1996年製作のバズ・ラーマン監督版は、時代設定を現代に変えて、両家の争いをマフィア同士の抗争に置き換えている。舞台はヴェローナ・ビーチという架空の都市。服はアロハシャツ、城は高層ビル、決闘は銃撃戦。衣装はプラダやドルチェ&ガッパーナが使われ、全てがスタイリッシュ!!音楽のサントラ盤も聞き応え十分で、映画とは離れた1枚のCDとしても完成されている。ロミオは、当時22歳のレオナルド・ディカプリオ。1993年「ギルバート・グレイブ」で知的障害を持つ少年を演じ、アカデミー賞にノミネート。1995年『バスケットボール・ダイアリーズ』『太陽と月に背いて』と、ディカプリオの繊細で危うい美しさが絶頂な頃。故に、主役はロミオとして観てしまう。二人が出逢い、水槽をはさんで見つめ合うシーンは幻想的な美しさ。

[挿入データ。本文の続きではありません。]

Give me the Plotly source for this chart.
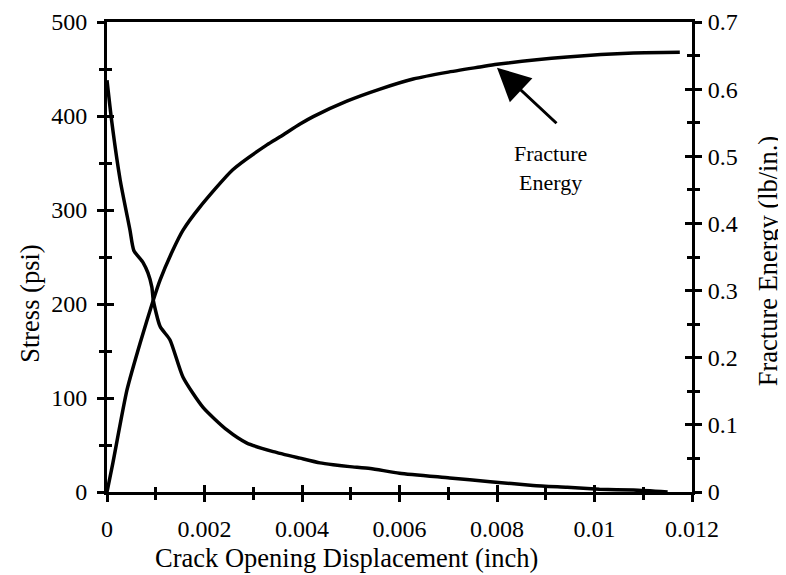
import plotly.graph_objects as go

# stress vs crack opening displacement (left axis, psi)
cod_stress = [0.0, 0.0001, 0.00027, 0.00047, 0.00055, 0.00074, 0.00084, 0.00092, 0.00095,
              0.00109, 0.00129, 0.00156, 0.00197, 0.00246, 0.00287, 0.00341, 0.00396,
              0.00437, 0.00464, 0.00498, 0.0054, 0.006, 0.00703, 0.00786, 0.00874,
              0.00944, 0.0101, 0.0108, 0.0115]
stress = [438, 393, 332, 279, 257, 244, 233, 218, 204,
          176, 162, 122, 90, 66, 52, 43, 36,
          31, 29, 27, 25, 20, 15, 11, 7,
          5, 3, 2, 0]

# fracture energy vs crack opening displacement (right axis, lb/in.)
cod_energy = [0.0, 0.00012, 0.00041, 0.00068, 0.00095, 0.00109, 0.00135, 0.00156, 0.0019,
              0.00258, 0.00328, 0.00355, 0.00396, 0.00423, 0.00492, 0.0056, 0.00628,
              0.00697, 0.00765, 0.0080, 0.00944, 0.0108, 0.01175]
energy = [0.0, 0.043, 0.152, 0.222, 0.286, 0.316, 0.36, 0.39, 0.424,
          0.48, 0.517, 0.529, 0.548, 0.559, 0.582, 0.600, 0.615,
          0.625, 0.633, 0.637, 0.648, 0.654, 0.655]

x_ticks = [0, 0.002, 0.004, 0.006, 0.008, 0.01, 0.012]
x_labels = ["0", "0.002", "0.004", "0.006", "0.008", "0.01", "0.012"]
y_ticks = [0, 100, 200, 300, 400, 500]
y2_ticks = [0, 0.1, 0.2, 0.3, 0.4, 0.5, 0.6, 0.7]
y2_labels = ["0", "0.1", "0.2", "0.3", "0.4", "0.5", "0.6", "0.7"]

font = "Liberation Serif, Times New Roman, serif"
blk = "black"

fig = go.Figure()
fig.add_trace(go.Scatter(x=cod_stress, y=stress, mode="lines",
                         line=dict(color=blk, width=3.5, shape="spline", smoothing=0.6),
                         xaxis="x", yaxis="y"))
fig.add_trace(go.Scatter(x=cod_energy, y=energy, mode="lines",
                         line=dict(color=blk, width=3.5, shape="spline", smoothing=0.6),
                         xaxis="x", yaxis="y2"))
# invisible copies so the inside-tick overlay axes (ticks crossing the axis lines) get drawn
fig.add_trace(go.Scatter(x=cod_stress, y=stress, mode="lines", opacity=0,
                         xaxis="x3", yaxis="y3", hoverinfo="skip"))
fig.add_trace(go.Scatter(x=cod_energy, y=energy, mode="lines", opacity=0,
                         xaxis="x3", yaxis="y4", hoverinfo="skip"))

tickfont = dict(family=font, size=24, color=blk)
major = dict(ticklen=7, tickwidth=3, tickcolor=blk)
minor_len = 5

fig.update_layout(
    width=786, height=575,
    margin=dict(l=99, r=102, t=14, b=91),
    paper_bgcolor="white", plot_bgcolor="white",
    showlegend=False,
    font=dict(family=font, color=blk),
    xaxis=dict(range=[0, 0.012], tickvals=x_ticks, ticktext=x_labels,
               ticks="outside", **major, ticklabelstandoff=6,
               minor=dict(dtick=0.001, ticks="outside", ticklen=minor_len, tickwidth=3, tickcolor=blk),
               showline=True, linecolor=blk, linewidth=3, mirror=True,
               showgrid=False, zeroline=False, tickfont=tickfont, automargin=False),
    yaxis=dict(range=[0, 500], tickvals=y_ticks,
               ticks="outside", **major, ticklabelstandoff=5,
               minor=dict(dtick=50, ticks="outside", ticklen=minor_len, tickwidth=3, tickcolor=blk),
               showline=True, linecolor=blk, linewidth=3,
               showgrid=False, zeroline=False, tickfont=tickfont, automargin=False),
    yaxis2=dict(range=[0, 0.7], tickvals=y2_ticks, ticktext=y2_labels,
                overlaying="y", side="right", anchor="x",
                ticks="outside", **major, ticklabelstandoff=1,
                minor=dict(dtick=0.05, ticks="outside", ticklen=minor_len, tickwidth=3, tickcolor=blk),
                showline=True, linecolor=blk, linewidth=3,
                showgrid=False, zeroline=False, tickfont=tickfont, automargin=False),
    xaxis3=dict(range=[0, 0.012], tickvals=x_ticks, overlaying="x", anchor="y",
                ticks="inside", **major,
                minor=dict(dtick=0.001, ticks="inside", ticklen=minor_len, tickwidth=3, tickcolor=blk),
                showticklabels=False, showline=False, showgrid=False, zeroline=False,
                automargin=False),
    yaxis3=dict(range=[0, 500], tickvals=y_ticks, overlaying="y", side="left", anchor="x3",
                ticks="inside", **major,
                minor=dict(dtick=50, ticks="inside", ticklen=minor_len, tickwidth=3, tickcolor=blk),
                showticklabels=False, showline=False, showgrid=False, zeroline=False,
                automargin=False),
    yaxis4=dict(range=[0, 0.7], tickvals=y2_ticks, overlaying="y", side="right", anchor="x3",
                ticks="inside", **major,
                minor=dict(dtick=0.05, ticks="inside", ticklen=minor_len, tickwidth=3, tickcolor=blk),
                showticklabels=False, showline=False, showgrid=False, zeroline=False,
                automargin=False),
)

# axis titles
title_font = dict(family=font, size=26.5, color=blk)
fig.add_annotation(text="Crack Opening Displacement (inch)", xref="paper", yref="paper",
                   x=0.41, y=-0.14, yanchor="middle", showarrow=False, font=title_font)
fig.add_annotation(text="Stress (psi)", xref="paper", yref="paper", textangle=-90,
                   x=-0.132, y=0.402, xanchor="center", yanchor="middle",
                   showarrow=False, font=title_font)
fig.add_annotation(text="Fracture Energy (lb/in.)", xref="paper", yref="paper", textangle=-90,
                   x=1.13, y=0.491, xanchor="center", yanchor="middle",
                   showarrow=False, font=title_font)

# arrow + label
fig.add_annotation(x=0.0080, y=0.632, xref="x", yref="y2", text="",
                   showarrow=True, arrowhead=2, arrowsize=2.2, arrowwidth=3,
                   arrowcolor=blk, ax=61, ay=57, axref="pixel", ayref="pixel")
fig.add_annotation(x=0.00909, y=0.483, xref="x", yref="y2",
                   text="Fracture<br>Energy", showarrow=False,
                   font=dict(family=font, size=22, color=blk), align="center")

fig.write_html("out.html")
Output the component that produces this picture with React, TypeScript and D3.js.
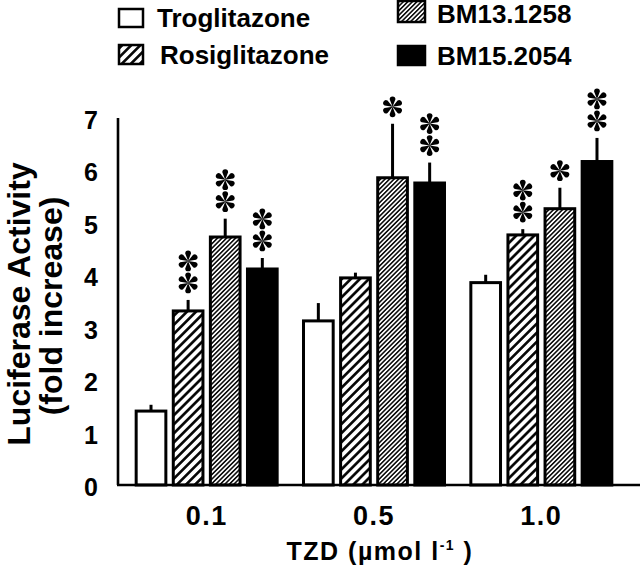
import React from "react";
import * as d3 from "d3";

const groups = ["0.1", "0.5", "1.0"];
const series = ["Troglitazone", "Rosiglitazone", "BM13.1258", "BM15.2054"];
const troglitazone = [1.41, 3.13, 3.86];
const rosiglitazone = [3.32, 3.95, 4.77];
const bm13 = [4.73, 5.86, 5.27];
const bm15 = [4.12, 5.76, 6.17];
const troglitazoneErr = [0.12, 0.34, 0.15];
const rosiglitazoneErr = [0.21, 0.1, 0.11];
const bm13Err = [0.35, 1.03, 0.4];
const bm15Err = [0.21, 0.39, 0.45];
const troglitazoneStars = [0, 0, 0];
const rosiglitazoneStars = [2, 0, 2];
const bm13Stars = [2, 1, 1];
const bm15Stars = [2, 2, 2];
const yTicks = [0, 1, 2, 3, 4, 5, 6, 7];

const values = [troglitazone, rosiglitazone, bm13, bm15];
const errs = [troglitazoneErr, rosiglitazoneErr, bm13Err, bm15Err];
const stars = [troglitazoneStars, rosiglitazoneStars, bm13Stars, bm15Stars];
const fills = ["#fff", "url(#hatchWide)", "url(#hatchDense)", "#000"];

const asteriskType = {
  draw(ctx: any, size: number) {
    const r = Math.sqrt(size) / 2;
    for (let k = 0; k < 6; k++) {
      const a = (k * Math.PI) / 3;
      const dx = Math.sin(a), dy = -Math.cos(a);
      const px = Math.cos(a), py = Math.sin(a);
      const rr = r * 0.28;
      const cx = dx * r * 0.72, cy = dy * r * 0.72;
      ctx.moveTo(0, 0);
      ctx.lineTo(cx + px * rr, cy + py * rr);
      ctx.arc(cx, cy, rr, a, a - Math.PI, true);
      ctx.closePath();
    }
  },
};

export default function App() {
  const W = 640, H = 568;
  const y = d3.scaleLinear().domain([0, 7]).range([485, 118]);
  const x0 = d3.scaleBand().domain(groups).range([123, 625]).padding(0);
  const x1 = d3
    .scaleBand()
    .domain(series)
    .range([0, x0.bandwidth()])
    .paddingInner(0.2)
    .paddingOuter(0.355);
  const star = d3.symbol().type(asteriskType as any).size(430);
  const font = "'Liberation Sans', Arial, sans-serif";

  const legend = [
    { i: 0, bx: 119, by: 9, bw: 24, bh: 18, tx: 157, ty: 27 },
    { i: 1, bx: 119, by: 45, bw: 24, bh: 19, tx: 160, ty: 64 },
    { i: 2, bx: 398, by: 1, bw: 27, bh: 21, tx: 437, ty: 23 },
    { i: 3, bx: 398, by: 46, bw: 27, bh: 19, tx: 437, ty: 65 },
  ];

  return (
    <svg
      width={W}
      height={H}
      style={{ position: "absolute", left: 0, top: 0, background: "#fff" }}
      fontFamily={font}
    >
      <defs>
        <pattern
          id="hatchWide"
          patternUnits="userSpaceOnUse"
          width={6.4}
          height={6.4}
          patternTransform="rotate(45)"
        >
          <rect width={6.4} height={6.4} fill="#fff" />
          <line x1={3.2} y1={0} x2={3.2} y2={6.4} stroke="#000" strokeWidth={2.6} />
        </pattern>
        <pattern
          id="hatchDense"
          patternUnits="userSpaceOnUse"
          width={3.2}
          height={3.2}
          patternTransform="rotate(45)"
        >
          <rect width={3.2} height={3.2} fill="#fff" />
          <line x1={1.6} y1={0} x2={1.6} y2={3.2} stroke="#000" strokeWidth={1.5} />
        </pattern>
      </defs>
      <rect width={W} height={H} fill="#fff" />

      {/* legend */}
      {legend.map((l) => (
        <g key={l.i}>
          <rect
            x={l.bx}
            y={l.by}
            width={l.bw}
            height={l.bh}
            fill={fills[l.i]}
            stroke="#000"
            strokeWidth={2.5}
          />
          <text x={l.tx} y={l.ty} fontSize={26} fontWeight="bold">
            {series[l.i]}
          </text>
        </g>
      ))}

      {/* bars */}
      {groups.map((g, gi) => (
        <g key={g} transform={`translate(${x0(g)},0)`}>
          {series.map((s, si) => {
            const v = values[si][gi];
            const bx = x1(s)!;
            const bw = x1.bandwidth();
            const top = y(v);
            const errTop = y(v + errs[si][gi]);
            const cx = bx + bw / 2;
            const n = stars[si][gi];
            return (
              <g key={s}>
                <line x1={cx} x2={cx} y1={top} y2={errTop} stroke="#000" strokeWidth={3} />
                <rect
                  x={bx}
                  y={top}
                  width={bw}
                  height={y(0) - top}
                  fill={fills[si]}
                  stroke="#000"
                  strokeWidth={3}
                />
                {d3.range(n).map((k) => (
                  <path
                    key={k}
                    d={star()!}
                    transform={`translate(${cx},${errTop - 17 - k * 22})`}
                    fill="#000"
                  />
                ))}
              </g>
            );
          })}
        </g>
      ))}

      {/* axes */}
      <line x1={118} x2={118} y1={y(7)} y2={y(0)} stroke="#000" strokeWidth={2.6} />
      <line x1={117} x2={640} y1={y(0)} y2={y(0)} stroke="#000" strokeWidth={2.6} />
      {yTicks.map((t) => (
        <text
          key={t}
          x={98}
          y={y(t) + 11}
          textAnchor="end"
          fontSize={25}
          fontWeight="bold"
        >
          {t}
        </text>
      ))}
      {groups.map((g) => (
        <text
          key={g}
          x={x0(g)! + x0.bandwidth() / 2}
          y={525}
          textAnchor="middle"
          fontSize={27}
          fontWeight="bold"
          letterSpacing={1.5}
        >
          {g}
        </text>
      ))}
      <text x={380} y={560} textAnchor="middle" fontSize={25} fontWeight="bold" letterSpacing={1.5}>
        TZD (µmol l
        <tspan fontSize={14} dy={-10}>-1</tspan>
        <tspan dy={10}> )</tspan>
      </text>

      {/* y title */}
      <g transform="translate(30,304) rotate(-90)">
        <text textAnchor="middle" fontSize={32} fontWeight="bold">
          Luciferase Activity
        </text>
      </g>
      <g transform="translate(62,306) rotate(-90)">
        <text textAnchor="middle" fontSize={32} fontWeight="bold">
          (fold increase)
        </text>
      </g>
    </svg>
  );
}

この二本、映画館でも観たがDVDも持っている。現代版のスピーディーなカッコ良さに浸っていると、またゆったりした古典版も観たくなる……という具合に、私にとってシーソーのような関係。が、考えてみると古典版には初々しい愛を、現代版には恋を題材にしたクリエイションのパワーを観ている気がする。時代と共に生きている、忘れてはいけない「人の道」と「創造の力」ということなのか。人生1回につき、恋も1回!!……なんて法則があったなら、私は誰を……などと考えてみる。